Rick's Blog

Chef Mary Dee Moralita Closes O.G. Lola’s Food Truck Chapter

Pensacola’s beloved O.G. Lola’s has served its final dish. Chef Mary Dee Moralita announced this weekend that she’s permanently closing the food truck that has become a community staple, just two weeks after announcing plans to reopen following a six-month break.

Understanding the timing might surprise some supporters, she asked for compassion, reminding everyone, “I am a human being, not a human doing.”

The decision came after exhausting all options to make the food truck model sustainable. “Running a food truck is physically, emotionally and energetically demanding in all the ways you can imagine,” she explained.  Ultimately, she felt constrained by the format: “I feel limited in this setting and that I have outgrown my desires to offer my food and creativity in this capacity.”

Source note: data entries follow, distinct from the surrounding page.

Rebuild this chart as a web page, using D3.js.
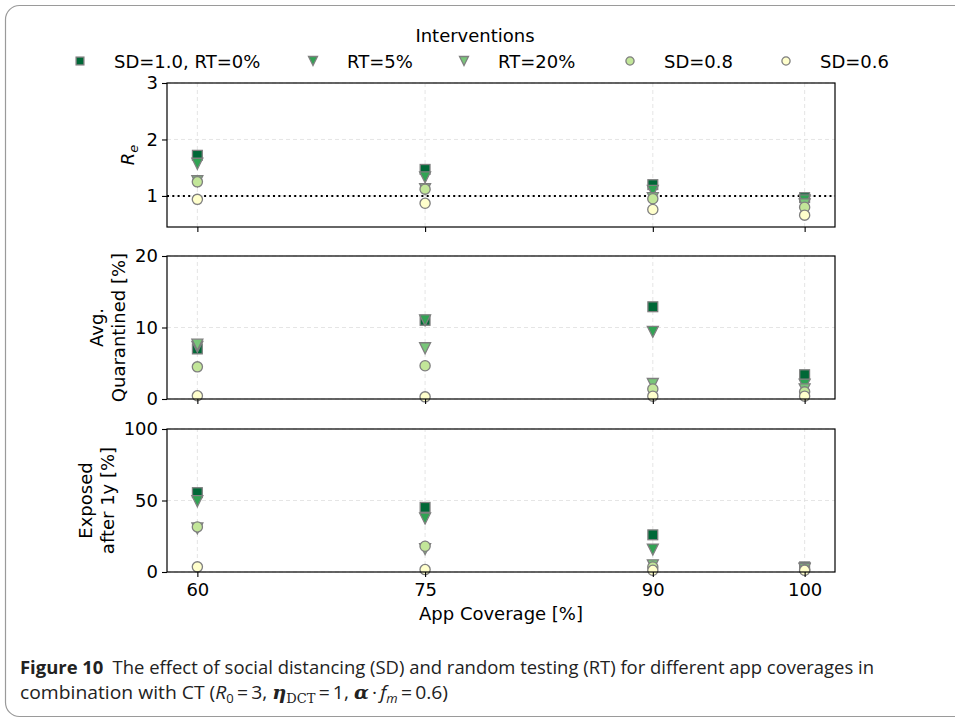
<!DOCTYPE html>
<html>
<head>
<meta charset="utf-8">
<script src="https://cdn.jsdelivr.net/npm/d3@7"></script>
<style>
  body { margin: 0; background: #fff; }
  svg { display: block; font-family: "DejaVu Sans", sans-serif; }
  .grid line { stroke: #dedede; stroke-dasharray: 4 3; stroke-width: 0.8; }
  .axis path, .axis line { stroke: #000; stroke-width: 1.1; }
  .axis text { font-family: "DejaVu Sans", sans-serif; font-size: 18px; fill: #000; }
</style>
</head>
<body>
<svg id="chart" width="955" height="721"></svg>
<script>
// App coverage categories on the x axis
const coverage = [60, 75, 90, 100];

// Interventions (legend order = draw order)
const seriesNames = ['SD=1.0, RT=0%', 'RT=5%', 'RT=20%', 'SD=0.8', 'SD=0.6'];
const seriesShapes = ['square', 'triangle', 'triangle', 'circle', 'circle'];
const seriesColors = ['#006837', '#31a354', '#78c679', '#c2e699', '#ffffcc'];

// Panel 1: effective reproduction number R_e
const reSD10 = [1.72, 1.47, 1.20, 0.97];
const reRT5 = [1.57, 1.33, 1.09, 0.92];
const reRT20 = [1.26, 1.12, 0.96, 0.85];
const reSD08 = [1.25, 1.12, 0.95, 0.80];
const reSD06 = [0.94, 0.87, 0.76, 0.66];

// Panel 2: average quarantined [%]
const quarSD10 = [7.0, 11.0, 12.9, 3.4];
const quarRT5 = [7.3, 11.0, 9.4, 2.0];
const quarRT20 = [7.6, 7.1, 2.1, 1.35];
const quarSD08 = [4.5, 4.65, 1.4, 1.0];
const quarSD06 = [0.45, 0.3, 0.4, 0.4];

// Panel 3: exposed after 1 year [%]
const expSD10 = [55.5, 45.2, 26.0, 3.6];
const expRT5 = [49.5, 37.4, 15.7, 2.5];
const expRT20 = [30.5, 16.0, 4.7, 2.0];
const expSD08 = [31.5, 18.0, 3.5, 1.5];
const expSD06 = [3.6, 1.7, 1.2, 1.2];

// Tick values
const reTicks = [1, 2, 3];
const quarTicks = [0, 10, 20];
const expTicks = [0, 50, 100];

const svg = d3.select('#chart');

// frame around figure + caption
svg.append('rect')
    .attr('x', 5.5).attr('y', 5.5)
    .attr('width', 1000).attr('height', 711)
    .attr('rx', 14)
    .attr('fill', 'none')
    .attr('stroke', '#9a9a9a')
    .attr('stroke-width', 1.2);

const xScale = d3.scaleLinear().domain([58, 102]).range([167, 835]);

const panels = [
    { values: [reSD10, reRT5, reRT20, reSD08, reSD06], domain: [0.45, 3], range: [227, 83], ticks: reTicks, refLine: 1 },
    { values: [quarSD10, quarRT5, quarRT20, quarSD08, quarSD06], domain: [0, 20], range: [399, 256], ticks: quarTicks },
    { values: [expSD10, expRT5, expRT20, expSD08, expSD06], domain: [0, 100], range: [572, 429], ticks: expTicks, xLabels: true }
];

// Marker drawing helper (size ~10px like matplotlib markers)
function drawMarker(sel, shape, color, s) {
    const h = s / 2;
    let m;
    if (shape === 'square') {
        m = sel.append('rect').attr('x', -h + 0.6).attr('y', -h + 0.6)
            .attr('width', s - 1.2).attr('height', s - 1.2);
    } else if (shape === 'triangle') {
        m = sel.append('path').attr('d', `M${-h},${-h}L${h},${-h}L0,${h}Z`);
    } else {
        m = sel.append('circle').attr('r', h - 0.4);
    }
    m.attr('fill', color).attr('stroke', '#7f7f7f').attr('stroke-width', 1.3);
    return m;
}

panels.forEach(p => {
    const yScale = d3.scaleLinear().domain(p.domain).range(p.range);
    const g = svg.append('g');

    // grid
    const grid = g.append('g').attr('class', 'grid');
    grid.selectAll('.gx').data(coverage).enter().append('line')
        .attr('x1', d => xScale(d)).attr('x2', d => xScale(d))
        .attr('y1', p.range[0]).attr('y2', p.range[1]);
    grid.selectAll('.gy').data(p.ticks).enter().append('line')
        .attr('x1', xScale.range()[0]).attr('x2', xScale.range()[1])
        .attr('y1', d => yScale(d)).attr('y2', d => yScale(d));

    // reference line R_e = 1
    if (p.refLine !== undefined) {
        g.append('line')
            .attr('x1', xScale.range()[0]).attr('x2', xScale.range()[1])
            .attr('y1', yScale(p.refLine)).attr('y2', yScale(p.refLine))
            .attr('stroke', '#000').attr('stroke-width', 2)
            .attr('stroke-dasharray', '2 3.3');
    }

    // points
    p.values.forEach((vals, i) => {
        g.append('g').selectAll('g').data(vals).enter().append('g')
            .attr('transform', (d, j) => `translate(${xScale(coverage[j])},${yScale(d)})`)
            .each(function() { drawMarker(d3.select(this), seriesShapes[i], seriesColors[i], 11); });
    });

    // axes frame
    g.append('rect')
        .attr('x', xScale.range()[0]).attr('y', p.range[1])
        .attr('width', xScale.range()[1] - xScale.range()[0])
        .attr('height', p.range[0] - p.range[1])
        .attr('fill', 'none').attr('stroke', '#000').attr('stroke-width', 1.2);

    const xAxis = d3.axisBottom(xScale).tickValues(coverage).tickSize(5).tickPadding(6)
        .tickFormat(p.xLabels ? d3.format('d') : '');
    g.append('g').attr('class', 'axis')
        .attr('transform', `translate(0,${p.range[0]})`)
        .call(xAxis)
        .call(a => a.select('.domain').remove());

    g.append('g').attr('class', 'axis')
        .attr('transform', `translate(${xScale.range()[0]},0)`)
        .call(d3.axisLeft(yScale).tickValues(p.ticks).tickFormat(d3.format('d')).tickSize(5).tickPadding(4))
        .call(a => a.select('.domain').remove());
});

// y labels
const reLabel = svg.append('text')
    .attr('transform', 'translate(134,155) rotate(-90)')
    .attr('text-anchor', 'middle')
    .style('font-size', '18px');
reLabel.append('tspan').attr('font-style', 'italic').text('R');
reLabel.append('tspan').attr('font-style', 'italic').attr('dy', 4).style('font-size', '13px').text('e');

function twoLineLabel(cx, cy, lines) {
    lines.forEach((t, i) => {
        svg.append('text')
            .attr('transform', `translate(${cx - (lines.length - 1 - i) * 22},${cy}) rotate(-90)`)
            .attr('text-anchor', 'middle')
            .style('font-size', '18px')
            .text(t);
    });
}
twoLineLabel(125, 327.5, ['Avg.', 'Quarantined [%]']);
twoLineLabel(114, 500.5, ['Exposed', 'after 1y [%]']);

// x label
svg.append('text')
    .attr('x', 501).attr('y', 620)
    .attr('text-anchor', 'middle')
    .style('font-size', '18px')
    .text('App Coverage [%]');

// legend
svg.append('text')
    .attr('x', 475).attr('y', 42)
    .attr('text-anchor', 'middle')
    .style('font-size', '18px')
    .text('Interventions');

const legendX = [80, 313, 464, 630, 786];
seriesNames.forEach((name, i) => {
    const lg = svg.append('g').attr('transform', `translate(${legendX[i]},61)`);
    drawMarker(lg, seriesShapes[i], seriesColors[i], 9);
    lg.append('text').attr('x', 34).attr('y', 6.5)
        .style('font-size', '18px')
        .text(name);
});

// caption
const cap1 = svg.append('text')
    .attr('x', 20).attr('y', 674)
    .style('font-family', '"Open Sans", "Noto Sans", sans-serif')
    .style('font-size', '18.5px')
    .attr('fill', '#222');
cap1.append('tspan').attr('font-weight', 'bold').text('Figure 10');
cap1.append('tspan').text('\u2002The effect of social distancing (SD) and random testing (RT) for different app coverages in');

const cap2 = svg.append('text')
    .attr('x', 20).attr('y', 699)
    .style('font-family', '"Open Sans", "Noto Sans", sans-serif')
    .style('font-size', '18.5px')
    .attr('fill', '#222');
cap2.append('tspan').text('combination with CT (');
cap2.append('tspan').attr('font-style', 'italic').text('R');
cap2.append('tspan').attr('dy', 4).style('font-size', '12.5px').text('0');
cap2.append('tspan').attr('dy', -4).text('\u2009=\u20093, ');
cap2.append('tspan').attr('font-style', 'italic').attr('font-weight', 'bold')
    .style('font-family', '"DejaVu Serif", serif').text('\u03b7');
cap2.append('tspan').attr('dy', 4).style('font-size', '12.5px')
    .style('font-family', '"DejaVu Serif", serif').text('DCT');
cap2.append('tspan').attr('dy', -4).text('\u2009=\u20091, ');
cap2.append('tspan').attr('font-weight', 'bold').attr('font-style', 'italic')
    .style('font-family', '"DejaVu Serif", serif').text('\u03b1');
cap2.append('tspan').text('\u2009\u00b7\u2009');
cap2.append('tspan').attr('font-style', 'italic').text('f');
cap2.append('tspan').attr('dy', 4).attr('font-style', 'italic').style('font-size', '12.5px').text('m');
cap2.append('tspan').attr('dy', -4).text('\u2009=\u20090.6)');

// fit caption lines to the width seen in the figure
cap1.attr('textLength', 854).attr('lengthAdjust', 'spacingAndGlyphs');
cap2.attr('textLength', 428).attr('lengthAdjust', 'spacingAndGlyphs');
</script>
</body>
</html>
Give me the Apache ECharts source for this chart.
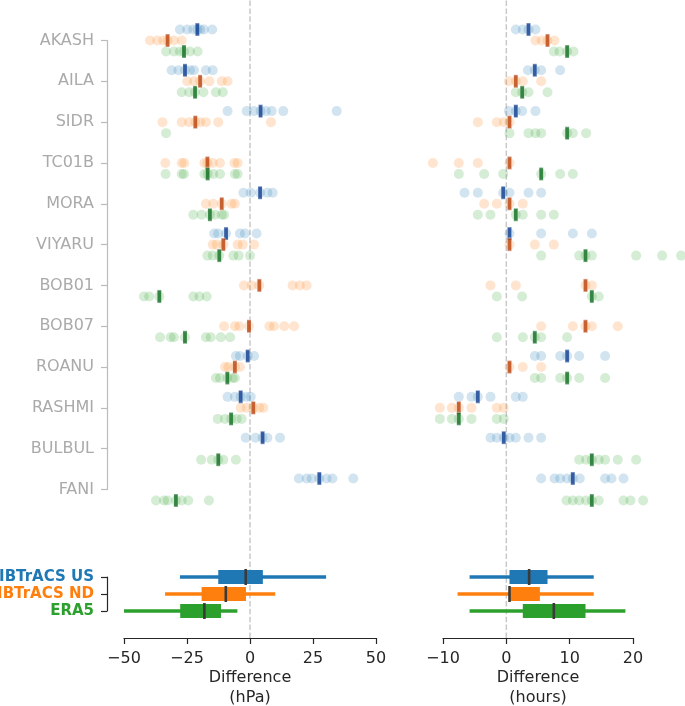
<!DOCTYPE html>
<html>
<head>
<meta charset="utf-8">
<script src="https://cdn.jsdelivr.net/npm/echarts@6/dist/echarts.min.js"></script>
<style>
  html, body { margin: 0; padding: 0; background: #fff; }
  #chart { width: 685px; height: 706px; }
</style>
</head>
<body>
<div id="chart"></div>
<script>
// storms, top to bottom
var storms = ["AKASH", "AILA", "SIDR", "TC01B", "MORA", "VIYARU", "BOB01", "BOB07", "ROANU", "RASHMI", "BULBUL", "FANI"];
var sources = ["IBTrACS US", "IBTrACS ND", "ERA5"];

// pressure difference (hPa), one list per storm
var usHpa = [
  [-27.8, -24.9, -22.5, -20.9, -19.8, -18.3, -15.0],
  [-31.1, -28.4, -25.8, -23.8, -22.2, -17.5, -14.8],
  [-8.9, -1.3, 1.6, 4.2, 6.3, 8.6, 13.2, 34.4],
  [],
  [-2.6, 0.3, 4.0, 6.9, 9.0],
  [-14.2, -12.6, -9.5, -4.0, -2.0, 2.6],
  [],
  [],
  [-5.6, -4.0, -0.9, 1.6],
  [-8.9, -6.0, -3.7, -1.6, 0.3],
  [-1.7, 2.2, 5.0, 6.9, 11.9],
  [19.4, 22.5, 24.5, 27.5, 30.4, 32.7, 41.0]
];
var ndHpa = [
  [-39.7, -36.8, -34.4, -32.7, -30.2, -27.1],
  [-24.9, -22.2, -19.8, -16.1, -11.2, -8.9],
  [-34.7, -27.1, -24.1, -21.7, -19.8, -17.5, -12.6, 8.3],
  [-33.6, -27.1, -26.1, -18.1, -16.9, -14.8, -11.9, -6.2, -4.9],
  [-17.5, -14.6, -11.2, -7.3, -6.0],
  [-14.8, -13.2, -10.6, -4.9, -2.9, 1.6],
  [-2.4, 0.7, 3.7, 16.9, 19.8, 22.5],
  [-10.3, -6.0, -4.2, -0.4, 7.7, 9.5, 13.6, 17.5],
  [-9.9, -8.6, -6.0, -4.0],
  [-3.7, -1.3, 1.3, 3.7, 5.3],
  [],
  []
];
var eraHpa = [
  [-33.3, -30.2, -27.8, -26.2, -23.8, -20.8],
  [-27.1, -24.1, -21.8, -18.5, -13.5, -10.8],
  [-33.3],
  [-33.5, -27.1, -26.2, -18.1, -16.8, -14.6, -11.9, -6.0, -4.9],
  [-22.5, -19.2, -15.9, -13.9, -11.2, -10.3],
  [-16.9, -14.8, -12.2, -6.6, -4.5, 0],
  [-42.1, -40.0, -36.0, -22.5, -20.1, -17.2],
  [-35.7, -31.5, -30.2, -25.8, -17.5, -15.6, -11.6, -7.9],
  [-13.5, -11.9, -9.0, -6.9, -6.0],
  [-12.8, -9.9, -7.5, -5.3, -3.3],
  [-19.4, -15.2, -12.6, -10.6, -5.6],
  [-37.3, -34.1, -32.7, -29.4, -27.1, -24.5, -16.3]
];
var usHpaMed = [-20.9, -25.8, 4.2, null, 4.0, -9.5, null, null, -0.9, -3.7, 5.0, 27.5];
var ndHpaMed = [-32.7, -19.8, -21.7, -16.9, -11.2, -10.6, 3.7, -0.4, -6.0, 1.3, null, null];
var eraHpaMed = [-26.2, -21.8, null, -16.8, -15.9, -12.2, -36.0, -25.8, -9.0, -7.5, -12.6, -29.4];

// timing difference (hours), one list per storm
var usHours = [
  [1.5, 2.6, 3.5, 4.6],
  [3.4, 4.5, 5.5, 8.5],
  [0.4, 1.5, 2.5, 4.6],
  [],
  [-6.6, -4.5, -0.5, 0.5, 3.5, 5.5],
  [0.5, 5.5, 10.5, 13.5],
  [],
  [],
  [4.5, 5.5, 8.5, 9.6, 11.5, 15.6],
  [-7.5, -5.5, -4.5, -2.5, 1.5, 2.6],
  [-2.5, -1.5, -0.4, 0.5, 1.5, 3.5, 5.5],
  [5.5, 7.6, 8.5, 9.6, 10.5, 11.6, 15.6, 16.6, 18.5]
];
var ndHours = [
  [4.6, 5.6, 6.5, 7.6],
  [0.4, 1.5, 2.6, 5.5],
  [-4.5, -1.5, -0.4, 0.5],
  [-11.6, -7.5, -4.5, 0.5],
  [-3.5, -1.5, 0.5, 2.6],
  [0.5, 4.5, 7.5],
  [-2.5, 1.5, 12.5, 13.5],
  [5.5, 10.5, 12.5, 13.5, 17.6],
  [0.5, 2.6, 5.5],
  [-10.5, -8.6, -7.5, -5.5, -1.5, -0.4],
  [],
  []
];
var eraHours = [
  [7.5, 8.4, 9.6, 10.6],
  [1.5, 2.5, 3.5, 6.5],
  [0.5, 3.5, 4.6, 5.5, 9.6, 10.5, 12.6],
  [-7.5, -3.5, -0.5, 5.5, 8.5, 10.5],
  [-4.5, -2.5, 1.5, 2.6, 5.5, 7.5],
  [5.5, 11.5, 12.5, 13.5, 20.5, 24.6, 27.6],
  [-1.5, 2.5, 13.5, 14.6],
  [-1.5, 2.6, 4.5, 5.5, 9.6],
  [4.5, 5.5, 8.5, 9.6, 11.5, 15.6],
  [-10.5, -8.6, -7.5, -5.5, -1.5, -0.4],
  [11.5, 12.6, 13.5, 14.6, 15.6, 17.6, 20.5],
  [9.5, 10.5, 11.5, 12.6, 13.5, 14.6, 18.5, 19.6, 21.6]
];
var usHoursMed = [3.5, 4.5, 1.5, null, -0.5, 0.5, null, null, 9.6, -4.5, -0.4, 10.5];
var ndHoursMed = [6.5, 1.5, 0.5, 0.5, 0.5, 0.5, 12.5, 12.5, 0.5, -7.5, null, null];
var eraHoursMed = [9.6, 2.5, 9.6, 5.5, 1.5, 12.5, 13.5, 4.5, 9.6, -7.5, 13.5, 13.5];

// summary boxes: [whisker low, q1, median, q3, whisker high]
var boxHpa = [
  [-27.8, -12.6, -1.7, 5.1, 30.2],
  [-33.7, -19.2, -9.6, -1.6, 10.0],
  [-50.0, -27.7, -18.1, -11.5, -5.0]
];
var boxHours = [
  [-5.8, 0.5, 3.6, 6.5, 13.8],
  [-7.7, 0.5, 0.5, 5.3, 13.8],
  [-5.8, 2.6, 7.5, 12.5, 18.8]
];

var hpaTicks = [-50, 50, 25];
var hourTicks = [-10, 20, 10];

var baseColors = ["#1f77b4", "#ff7f0e", "#2ca02c"];
var dotColors = ["rgba(31,119,180,0.25)", "rgba(255,127,14,0.25)", "rgba(44,160,44,0.25)"];
var medColors = ["#0b3b8f", "#b8410b", "#0d6b1e"];
var rowShift = [-0.27, 0, 0.27];

var chart = echarts.init(document.getElementById("chart"), null, { renderer: "canvas" });

function dotSeries(values, row, grid) {
  var data = [];
  values.forEach(function (list, i) {
    list.forEach(function (v) { data.push([v, i + rowShift[row]]); });
  });
  return {
    type: "scatter", xAxisIndex: grid, yAxisIndex: grid, data: data,
    symbolSize: 10, clip: false, silent: true, z: 3,
    itemStyle: { color: dotColors[row] }
  };
}

function medSeries(meds, row, grid) {
  var data = [];
  meds.forEach(function (v, i) {
    if (v !== null) data.push([v, i + rowShift[row]]);
  });
  return {
    type: "scatter", xAxisIndex: grid, yAxisIndex: grid, data: data,
    symbol: "rect", symbolSize: [4, 13], clip: false, silent: true, z: 5,
    itemStyle: { color: medColors[row], borderColor: "rgba(255,255,255,0.45)", borderWidth: 0.8 }
  };
}

function boxSeries(boxes, grid) {
  return {
    type: "custom", xAxisIndex: grid, yAxisIndex: grid, silent: true, z: 4,
    encode: { x: [1, 2, 3, 4, 5], y: 0 },
    data: boxes.map(function (b, i) { return [i].concat(b); }),
    renderItem: function (params, api) {
      var row = api.value(0);
      var lo = api.coord([api.value(1), row]);
      var q1 = api.coord([api.value(2), row]);
      var md = api.coord([api.value(3), row]);
      var q3 = api.coord([api.value(4), row]);
      var hi = api.coord([api.value(5), row]);
      var col = baseColors[row];
      return {
        type: "group",
        children: [
          { type: "line", shape: { x1: lo[0], y1: lo[1], x2: hi[0], y2: hi[1] }, style: { stroke: col, lineWidth: 3.3 } },
          { type: "rect", shape: { x: q1[0], y: q1[1] - 7, width: q3[0] - q1[0], height: 14 }, style: { fill: col } },
          { type: "line", shape: { x1: md[0], y1: md[1] - 8, x2: md[0], y2: md[1] + 8 }, style: { stroke: "#3a3a3a", lineWidth: 2.6 } }
        ]
      };
    }
  };
}

function zeroLine(grid) {
  return {
    type: "line", xAxisIndex: grid, yAxisIndex: grid, data: [[0, 0], [0, 1]],
    symbol: "none", silent: true, z: 1,
    lineStyle: { color: "#c8c8c8", width: 1.5, type: [5.5, 2.4] }
  };
}

function minus(v) { return String(v).replace("-", "\u2212"); }

var colLeft = { left: 124, width: 252 };
var colRight = { left: 443, width: 190 };

function makeGrid(col, top, height) {
  return { left: col.left, width: col.width, top: top, height: height, containLabel: false, outerBoundsMode: "none" };
}

var option = {
  animation: false,
  textStyle: { fontFamily: "DejaVu Sans" },
  grid: [
    makeGrid(colLeft, 40.5, 449),
    makeGrid(colRight, 40.5, 449),
    makeGrid(colLeft, 577, 34),
    makeGrid(colRight, 577, 34),
    makeGrid(colLeft, 0, 638),
    makeGrid(colRight, 0, 638)
  ],
  xAxis: [
    { gridIndex: 0, type: "value", min: hpaTicks[0], max: hpaTicks[1], show: false },
    { gridIndex: 1, type: "value", min: hourTicks[0], max: hourTicks[1], show: false },
    {
      gridIndex: 2, type: "value", min: hpaTicks[0], max: hpaTicks[1], interval: hpaTicks[2],
      position: "bottom", offset: 27, splitLine: { show: false },
      axisLine: { show: true, onZero: false, lineStyle: { color: "#262626", width: 1.2 } },
      axisTick: { show: true, length: 6, lineStyle: { color: "#262626", width: 1.2 } },
      axisLabel: { fontSize: 16, color: "#262626", margin: 13, formatter: minus },
      name: "Difference\n(hPa)", nameLocation: "middle", nameGap: 29,
      nameTextStyle: { fontSize: 16, color: "#262626", lineHeight: 20 }
    },
    {
      gridIndex: 3, type: "value", min: hourTicks[0], max: hourTicks[1], interval: hourTicks[2],
      position: "bottom", offset: 27, splitLine: { show: false },
      axisLine: { show: true, onZero: false, lineStyle: { color: "#262626", width: 1.2 } },
      axisTick: { show: true, length: 6, lineStyle: { color: "#262626", width: 1.2 } },
      axisLabel: { fontSize: 16, color: "#262626", margin: 13, formatter: minus },
      name: "Difference\n(hours)", nameLocation: "middle", nameGap: 29,
      nameTextStyle: { fontSize: 16, color: "#262626", lineHeight: 20 }
    },
    { gridIndex: 4, type: "value", min: hpaTicks[0], max: hpaTicks[1], show: false },
    { gridIndex: 5, type: "value", min: hourTicks[0], max: hourTicks[1], show: false }
  ],
  yAxis: [
    {
      gridIndex: 0, type: "value", min: 0, max: storms.length - 1, interval: 1, inverse: true,
      position: "left", offset: 17, splitLine: { show: false },
      axisLine: { show: true, onZero: false, lineStyle: { color: "#bbbbbb", width: 1.2 } },
      axisTick: { show: true, length: 6, lineStyle: { color: "#bbbbbb", width: 1.2 } },
      axisLabel: { fontSize: 16, color: "#aaaaaa", margin: 13, formatter: function (v) { return storms[v]; } }
    },
    { gridIndex: 1, type: "value", min: 0, max: storms.length - 1, inverse: true, show: false },
    {
      gridIndex: 2, type: "value", min: 0, max: 2, interval: 1, inverse: true,
      position: "left", offset: 17, splitLine: { show: false },
      axisLine: { show: true, onZero: false, lineStyle: { color: "#262626", width: 1.2 } },
      axisTick: { show: true, length: 6, lineStyle: { color: "#262626", width: 1.2 } },
      axisLabel: {
        margin: 13,
        formatter: function (v) { return "{s" + v + "|" + sources[v] + "}"; },
        rich: {
          s0: { color: baseColors[0], fontWeight: "bold", fontSize: 15 },
          s1: { color: baseColors[1], fontWeight: "bold", fontSize: 15 },
          s2: { color: baseColors[2], fontWeight: "bold", fontSize: 15 }
        }
      }
    },
    { gridIndex: 3, type: "value", min: 0, max: 2, inverse: true, show: false },
    { gridIndex: 4, type: "value", min: 0, max: 1, show: false },
    { gridIndex: 5, type: "value", min: 0, max: 1, show: false }
  ],
  series: [
    zeroLine(4),
    zeroLine(5),
    dotSeries(usHpa, 0, 0),
    dotSeries(ndHpa, 1, 0),
    dotSeries(eraHpa, 2, 0),
    medSeries(usHpaMed, 0, 0),
    medSeries(ndHpaMed, 1, 0),
    medSeries(eraHpaMed, 2, 0),
    dotSeries(usHours, 0, 1),
    dotSeries(ndHours, 1, 1),
    dotSeries(eraHours, 2, 1),
    medSeries(usHoursMed, 0, 1),
    medSeries(ndHoursMed, 1, 1),
    medSeries(eraHoursMed, 2, 1),
    boxSeries(boxHpa, 2),
    boxSeries(boxHours, 3)
  ]
};

chart.setOption(option);
</script>
</body>
</html>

Her message offered advice to other small business owners. “You owe no one but yourself. You are not a product. You are not here to simply produce or hustle until burnout.”


In May 2023, we featured Chef Mary Dee Moralita and other Asian-American chefs in celebration of Asian American and Pacific Islander (AAPI) Heritage Month – Diaspora Dining.

Operating as a pop-up catering business since 2019, she described her work as “kind of my way of healing myself, my community and my food culture from the inside out.” While she occasionally explored other cuisines like southern soul food, Filipino food remained her primary focus as “just a part of my personal decolonization journey,” helping herself and other Filipino youth reconnect with their cultural roots despite being far from their motherland.

Vegan Path

Moralita’s path to plant-based cooking required both patience and adaptation. After five years of research, she fully committed to veganism in 2017 after watching the documentary “What the Health.”

Through traditional Kamayan feasts—the word translates to “with hands” in Tagalog—Moralita shareed indigenous Filipino dining practices that predate Spanish colonization. These communal meals feature 12 to 20 dishes plated on banana leaves and eaten without utensils.